Rag Fair / Rosemary Lane, the location of Queen Dulness's "Guildhall" in Pope's Dunciad, was a poverty-stricken street just east of the Tower. For Pope the unfortunate street represents the ruination of the nation as darkness and idiocy spread over the land. Grubstreet author Ned Ward's description of the place, where one may see "the very Scum of the King­dom in a Body," is no brighter:

... we came to a Heathenish part of the Town, distinguish’d, as we found by Enquiry, with the ap­plicable Title of Knock-Varges, adjoining to a Savory place, which, in Ridicule of Fragrant Fumes that a­rise from the Musty Rotten Rags, and Burnt old Shoes, is call’d by the sweet Name of Rosemary Lane; where such a Numberless Congregation of Ill-favou­red Maukins were gather’d together with their Hand-Baskets, that we thought a Fleet of French Prote­stants had been just Arriv’d, and were newly come on Shore with Bag and Baggage, to implore the Cha­rity of English well disposed Christians, to shelter them from the terrible Persecution of Rags, Lice and Poverty: But, upon a true Inquisition into the meaning of this Tatter’d Multitude, being Assembled in this Surprising manner, we were inform’d by a little Draggle-Tail Flat-Cap, it was Rag-Fair, held every Day from between two and three of the Clock in the Afternoon till Night; where all the Ragg-pickers in Town, and such as swop Earthen Ware for Old Apparel, also the Cryers of Old Satin, Taffaty or Velvet, have Recourse to Sell their Commodi­ties, to Cow-Cross Merchants, Long-Lane Sharpers, and other Brokers, who were as busie in Raking in­to their Dunghills of old Shreds and Patches, and ex­amining their Wardrobes of decayed Coats, Breeches, Gowns and Petticoats, as so many Cocks upon a Pile of Horse-dung, scraping about the Filth to find out an Oat worth picking; or like a Parsons Hog, on a Monday Morning, routing about a Church-yard to find a S—nce worth snapping at.

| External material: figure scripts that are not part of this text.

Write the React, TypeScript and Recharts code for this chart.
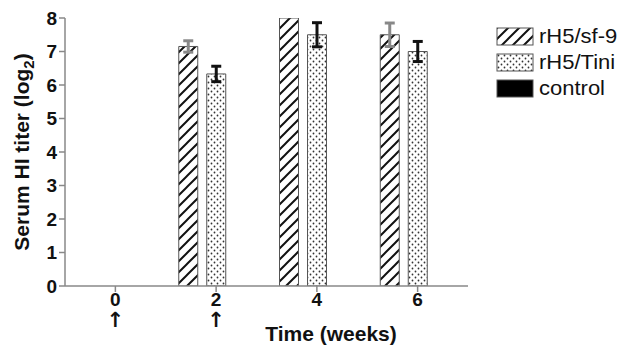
import { BarChart, Bar, XAxis, YAxis, ErrorBar } from "recharts";

const weeks = ["0", "2", "4", "6"];
const arrowWeeks = ["0", "2"];
const sf9 = [0, 7.15, 8, 7.5];
const sf9Err = [0, 0.17, 0, 0.35];
const tini = [0, 6.33, 7.5, 7.0];
const tiniErr = [0, 0.23, 0.36, 0.3];
const control = [0, 0, 0, 0];
const yTicks = [0, 1, 2, 3, 4, 5, 6, 7, 8];
const seriesNames = ["rH5/sf-9", "rH5/Tini", "control"];

const data = weeks.map((w, i) => ({
  week: w,
  sf9: sf9[i],
  sf9Err: sf9Err[i],
  tini: tini[i],
  tiniErr: tiniErr[i],
  control: control[i],
}));

const FONT = "'Liberation Sans', Arial, sans-serif";
const fills = ["url(#hatch)", "url(#dots)", "#000"];

function Patterns() {
  return (
    <defs>
      <pattern id="hatch" patternUnits="userSpaceOnUse" width="11" height="11">
        <rect width="11" height="11" fill="#fff" />
        <path d="M-2,13 L13,-2 M-2,2 L2,-2 M9,13 L13,9" stroke="#111" strokeWidth="2" />
      </pattern>
      <pattern id="dots" patternUnits="userSpaceOnUse" width="6" height="6">
        <rect width="6" height="6" fill="#fff" />
        <circle cx="1.5" cy="1.5" r="0.9" fill="#333" />
        <circle cx="4.5" cy="4.5" r="0.9" fill="#333" />
      </pattern>
    </defs>
  );
}

function WeekTick({ x, y, payload }: any) {
  return (
    <g>
      <text x={x} y={y + 12} textAnchor="middle" fontFamily={FONT} fontWeight="bold" fontSize={19} fill="#111">
        {payload.value}
      </text>
      {arrowWeeks.includes(payload.value) && (
        <text x={x} y={y + 33} textAnchor="middle" fontFamily="'DejaVu Sans', sans-serif" fontWeight="bold" fontSize={21} fill="#111">
          ↑
        </text>
      )}
    </g>
  );
}

function Legendbox() {
  return (
    <svg width={140} height={110} style={{ position: "absolute", left: 490, top: 0 }}>
      <Patterns />
      {seriesNames.map((name, i) => (
        <g key={name} transform={`translate(7, ${28 + i * 26})`}>
          <rect width={36} height={17} fill={fills[i]} stroke="#555" strokeWidth={1} />
          <text x={42} y={15} fontFamily={FONT} fontSize={20} fill="#111" transform="scale(1.1,1)" style={{ transformOrigin: "42px 0" }}>
            {name}
          </text>
        </g>
      ))}
    </svg>
  );
}

export default function App() {
  return (
    <div style={{ position: "absolute", left: 0, top: 0, width: 622, height: 350, background: "#fff" }}>
      <BarChart
        width={622}
        height={350}
        data={data}
        margin={{ top: 18, right: 154, bottom: 34, left: 0 }}
        barSize={19}
        barGap={9}
        barCategoryGap="12.5%"
      >
        <Patterns />
        <XAxis
          dataKey="week"
          height={30}
          axisLine={{ stroke: "#888", strokeWidth: 1.5 }}
          tickLine={{ stroke: "#888", strokeWidth: 1.5 }}
          tickSize={6}
          tick={<WeekTick />}
          interval={0}
          label={{
            content: () => (
              <text x={331} y={341} textAnchor="middle" fontFamily={FONT} fontWeight="bold" fontSize={21} fill="#111">
                Time (weeks)
              </text>
            ),
          }}
        />
        <YAxis
          width={65}
          domain={[0, 8]}
          ticks={yTicks}
          allowDataOverflow
          axisLine={{ stroke: "#888", strokeWidth: 1.5 }}
          tickLine={{ stroke: "#888", strokeWidth: 1.5 }}
          tickSize={6}
          tick={{ fontFamily: FONT, fontWeight: "bold", fontSize: 19, fill: "#111" }}
          label={{
            content: () => (
              <text
                x={0}
                y={0}
                transform="translate(29,152) rotate(-90)"
                textAnchor="middle"
                fontFamily={FONT}
                fontWeight="bold"
                fontSize={21}
                fill="#111"
              >
                Serum HI titer (log
                <tspan fontSize={15} dy={5}>2</tspan>
                <tspan dy={-5}>)</tspan>
              </text>
            ),
          }}
        />
        <Bar dataKey="sf9" name={seriesNames[0]} fill={fills[0]} stroke="#555" strokeWidth={1} isAnimationActive={false}>
          <ErrorBar dataKey="sf9Err" width={5} strokeWidth={3} stroke="#888" />
        </Bar>
        <Bar dataKey="tini" name={seriesNames[1]} fill={fills[1]} stroke="#555" strokeWidth={1} isAnimationActive={false}>
          <ErrorBar dataKey="tiniErr" width={5} strokeWidth={3} stroke="#111" />
        </Bar>
        <Bar dataKey="control" name={seriesNames[2]} fill={fills[2]} isAnimationActive={false} />
      </BarChart>
      <Legendbox />
    </div>
  );
}
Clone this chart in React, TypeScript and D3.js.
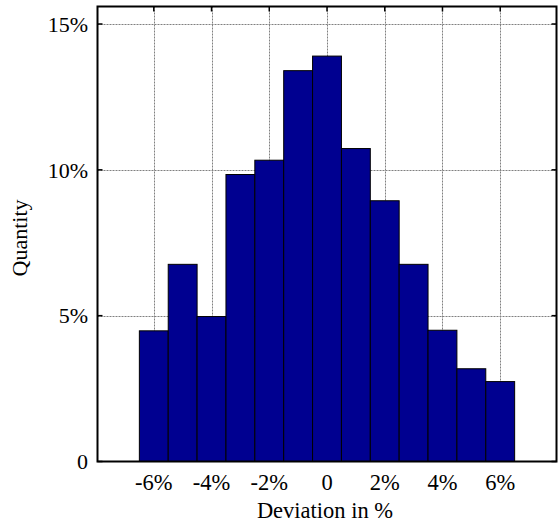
import React, { useEffect, useRef } from "react";
import * as d3 from "d3";

const width = 558;
const height = 523;

// bin centres (deviation in %) and share of the sample in each bin (%)
const binCenters = [-6, -5, -4, -3, -2, -1, 0, 1, 2, 3, 4, 5, 6];
const quantities = [4.48, 6.76, 4.97, 9.84, 10.33, 13.4, 13.9, 10.73, 8.94, 6.76, 4.5, 3.18, 2.74];

const xTicks = [-6, -4, -2, 0, 2, 4, 6];
const xTickLabels = ["-6%", "-4%", "-2%", "0", "2%", "4%", "6%"];
const yTicks = [0, 5, 10, 15];
const yTickLabels = ["0", "5%", "10%", "15%"];

const plot = { left: 97.5, right: 556.5, top: 6.5, bottom: 461.5 };
const font = "'Liberation Serif', 'Times New Roman', serif";

const App = () => {
  const ref = useRef<SVGSVGElement>(null);

  useEffect(() => {
    const svg = d3.select(ref.current);
    svg.selectAll("*").remove();

    const x = d3.scaleLinear().domain([-7.95, 7.95]).range([plot.left, plot.right]);
    const y = d3.scaleLinear().domain([0, 15.6]).range([plot.bottom, plot.top]);

    // grid
    const grid = svg.append("g").attr("stroke", "#808080").attr("stroke-width", 1).attr("stroke-dasharray", "2,1");
    grid
      .selectAll("line.vx")
      .data(xTicks)
      .join("line")
      .attr("x1", (d) => Math.round(x(d)) + 0.5)
      .attr("x2", (d) => Math.round(x(d)) + 0.5)
      .attr("y1", plot.top)
      .attr("y2", plot.bottom);
    grid
      .selectAll("line.hy")
      .data(yTicks.filter((d) => d > 0))
      .join("line")
      .attr("x1", plot.left)
      .attr("x2", plot.right)
      .attr("y1", (d) => Math.round(y(d)) + 0.5)
      .attr("y2", (d) => Math.round(y(d)) + 0.5);

    // bars
    svg
      .append("g")
      .selectAll("rect")
      .data(binCenters)
      .join("rect")
      .attr("x", (d) => x(d - 0.5))
      .attr("width", (d) => x(d + 0.5) - x(d - 0.5))
      .attr("y", (d, i) => y(quantities[i]))
      .attr("height", (d, i) => y(0) - y(quantities[i]))
      .attr("fill", "#000090")
      .attr("stroke", "#000")
      .attr("stroke-width", 1);

    // frame
    svg
      .append("rect")
      .attr("x", plot.left)
      .attr("y", plot.top)
      .attr("width", plot.right - plot.left)
      .attr("height", plot.bottom - plot.top)
      .attr("fill", "none")
      .attr("stroke", "#000")
      .attr("stroke-width", 2);

    // inward ticks
    const ticks = svg.append("g").attr("stroke", "#000").attr("stroke-width", 1.5);
    ticks
      .selectAll("line.tt")
      .data(xTicks)
      .join("line")
      .attr("x1", (d) => x(d))
      .attr("x2", (d) => x(d))
      .attr("y1", plot.top)
      .attr("y2", plot.top + 5);
    ticks
      .selectAll("line.lt")
      .data(yTicks)
      .join("line")
      .attr("x1", plot.left)
      .attr("x2", plot.left + 5)
      .attr("y1", (d) => y(d))
      .attr("y2", (d) => y(d));
    ticks
      .selectAll("line.rt")
      .data(yTicks)
      .join("line")
      .attr("x1", plot.right - 5)
      .attr("x2", plot.right)
      .attr("y1", (d) => y(d))
      .attr("y2", (d) => y(d));

    // tick labels
    svg
      .append("g")
      .selectAll("text")
      .data(yTicks)
      .join("text")
      .text((d, i) => yTickLabels[i])
      .attr("x", 88)
      .attr("y", (d) => y(d))
      .attr("dy", "0.35em")
      .attr("text-anchor", "end")
      .attr("font-family", font)
      .attr("font-size", 22);

    svg
      .append("g")
      .selectAll("text")
      .data(xTicks)
      .join("text")
      .text((d, i) => xTickLabels[i])
      .attr("x", (d) => x(d))
      .attr("y", 490)
      .attr("text-anchor", "middle")
      .attr("font-family", font)
      .attr("font-size", 22.5);

    // axis titles
    svg
      .append("text")
      .text("Deviation in %")
      .attr("x", 325)
      .attr("y", 518)
      .attr("text-anchor", "middle")
      .attr("font-family", font)
      .attr("font-size", 22.5);

    svg
      .append("text")
      .text("Quantity")
      .attr("transform", "translate(27,238) rotate(-90)")
      .attr("text-anchor", "middle")
      .attr("font-family", font)
      .attr("font-size", 22);
  }, []);

  return (
    <svg
      ref={ref}
      width={width}
      height={height}
      style={{ position: "absolute", left: 0, top: 0, background: "#fff" }}
    ></svg>
  );
};

export default App;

Of Rag Fair Thomas Pennant wrote in 1790:

The articles of commerce by no means belye the name. There is no expressing the poverty of the goods: nor yet their cheapness. A distinguished merchant, engaged with a purchaser, observing me to look on him with great attention, called out to me, as his customer was going off with his bargain, to observe that man, For, says he, I have actually cloathed him for fourteen pence.

Of London, 1790

Pat Rogers describes Rosemary Lane in terms of its literary connections to Alexander Pope's Dunciad:

In any list of black spots drawn up from the seventeenth to the nineteenth century, the name of Rosemary Lane, with its environs, is sure to figure. Strype, in 1720, describes the mean alleys in the district, as well as the 'small, nasty and beggarly' streets around the Minories, just to the north. He tells of the fair held on Little Tower Hill. Goodman's Fields, whose insalubrious reputation was not improved by the coming of the theatre in 1728, lay immediately adjacent. Sir John Hawkins was particularly severe on the matter:

...What was apprehended from the advertisement of plays to be exhibited in that quarter of the town, soon followed: the adjacent houses became taverns in name, but in truth they were houses of lewd resort; and the former occupiers of them, useful manufacturers and industriuous artificers, were driven to seek elsewhere for a residence.


This process was beginning, we should note, in the very year during which the first version of The Dunciad appeared. But it is doubtful if Rosemary Lane itself had ever harboured many "useful manufacturers and industrious artificers." As late as Mayhew, indeed, we find the Irish community singled out for a comment in this locality—always the sign of a depressed area. For the earlier period, however, Mrs George provides abundant evidence of the standing in this quarter. Rosemary Lane is named along with East Smithfield, Houndsditch, Petticoat Lane and Goodman's Fields as 'a deplorable district', and a 'dangerous neighbourhood'. In the late eighteenth century, we find an account isolating the most unhealthy regions of London. The writer speaks of

the wretched inhabitants of some streets in St Giles' [in the Fields] parish, of the courts and alleys adjoining to Liquor Pond Street, Hog Island, Turnmill Street, Old Street, Whitecross Street, Grub Street, Golden Lane, the two Brook Lanes, Rosemary Lane, Petticoat Lane, Lower East Smithfield, some parts of upper Westminster, and several streets of Rotherhithe, etc.


...A seventeenth-century sources names as centres of prostitution

St Giles [in the Fields], Turnbul Street ... Long Acre near the Mews, Drury Lane, Sodom and all her painted drabs, ... Ratclife Highway, Rosemary-lane, Shore-ditch, Morefields, White-cross-street, Golden-Lane, every street twixt that and Clarken-well, Cow-crosse, Smith-field ... and all the country girls.

Even more apposite is a pamphlet of 1767, which refers to the 'cheap lodging' ... to be found in the 'dirtiest and meanest parts of the town'. These latter are, predictably, named as 'Grub Street, Golden Lane, Moor Lane, Fee Lane, Rag Fair or the Mint'.